# WHO IS THE best chaos chapter



## michaelsmith (Dec 5, 2007)

who is the best chaos spacemarine chapter.
I have just started playing an want to know which chapter to choose


----------



## Asmodai (Dec 30, 2006)

Mine.


There's no special rules for them and any warband can include any mix of units. Just choose or make-up a colour scheme you like.

If you have a particular predilection for Thousand Sons, Berzekers, Plague Marines or Emp's Kiddies, then you might chose to do one of those and theme your army around a particular Chaos god. Otherwise just base your choice on what you think is within your skill level to pull off and looks good.
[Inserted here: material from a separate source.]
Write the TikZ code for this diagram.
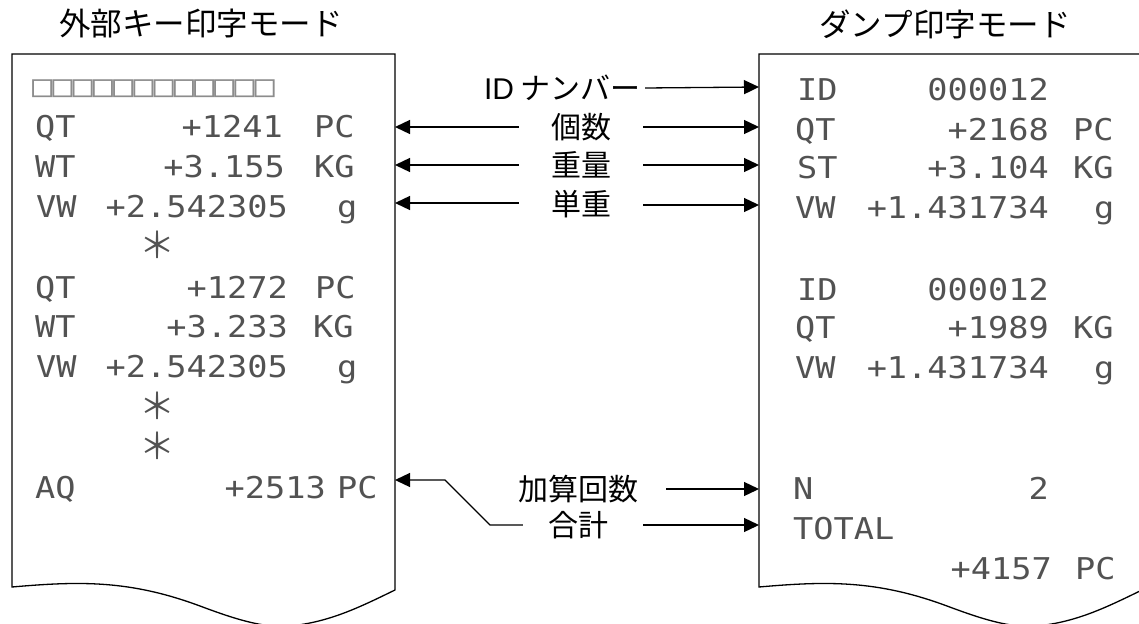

Iron Warriors are popular because all you need to do is basecoat them with Boltgun Metal Spray, black line, and fill in a couple details.


----------



## The Wraithlord (Jan 1, 2007)

I like the Thousand Sons and Tzeentch myself. But all the legions have their own playstyle and pros/cons so go with whichever you like the best fluffwise and built a list from that.


----------



## RedApostle (Nov 24, 2007)

Along with armies such as the thousand sons, death gaurd etc. - You can choose a chapter that dosnt have speacial units but used to have speacial abilities in the old Codex and you can use their color scheme

I'm in love with my Word Bearers, nothing speacial about them, but as their preference they tend to have more troops selections and like to use daemons as meatshields

With forces like Word Bearers, Iron Warriors, etc. you can prolly find some backed-up fluff

and plus I think they're original :smoke:


----------



## Jacobite (Jan 26, 2007)

Personally my Favourite is the Night Lords - nut cases with a big addiction to terror. Cool color scheme of red, blue and gold. Fluff wise they are a very fast and mobile force. Heres a link to their IA. That site also has other IA if you want to have a look around

http://redelf.h1.ru/w40k/ia/w40k_ia_nl.html


----------



## Hespithe (Dec 26, 2006)

For pure cool factor, the TSons. For in-game killyness, the Plague Marines. For the total package, a combination of the two.


----------



## harveydent (Apr 19, 2007)

obviously it all depends on what your criteria for judging the factions are.

i would say that slaanesh and tzeentch have the two versions of cult marines with the most potential for high-powered armies.

khorne is a bit of a no-brainer; very simple and very powerful, but with limited versatility.

nurgle is a wild card because plague marines are just good at not dying, but only marginally good at killing


----------



## foulacy (Nov 24, 2007)

death guard marginally good at killing lol, i dissagree from hands down experiance... ive out combatted many armies since my start of death guard on the day of the typhus model released during eye of terror..

i play more troops than ive seen with other death guard armies though, 3 squads 5 termies 1 drednaught 1 squad of possesed sometimes like to take my hords of zombies to and the typhus himself


----------



## foulacy (Nov 24, 2007)

theres the choices of the 4 cults which imo are the best

(nurgle, tzeentch, slaanesh and khorne)

tzeentch seem to me more of firepower army..
khorne seem to be a full on close combat army..
nurgle for me is a mix of both but these are really tough..
and slaanesh im not to sure bout but they have some good rules modles e.t.c plus lucious the eternal is really good

then theres the traitor legions,

knightlords, black legion, iron warriors, blah blah blah....

if i were you id read up about them see which one you feel like readiong more.. then look through the models and as a painter and a gamer which one appeals to you most.. then it goes from there


----------



## ACoz (Oct 23, 2007)

Word Bearers, in my not-so-humble opinion.

The Black Legion?

Failures, every single one of the lot!


----------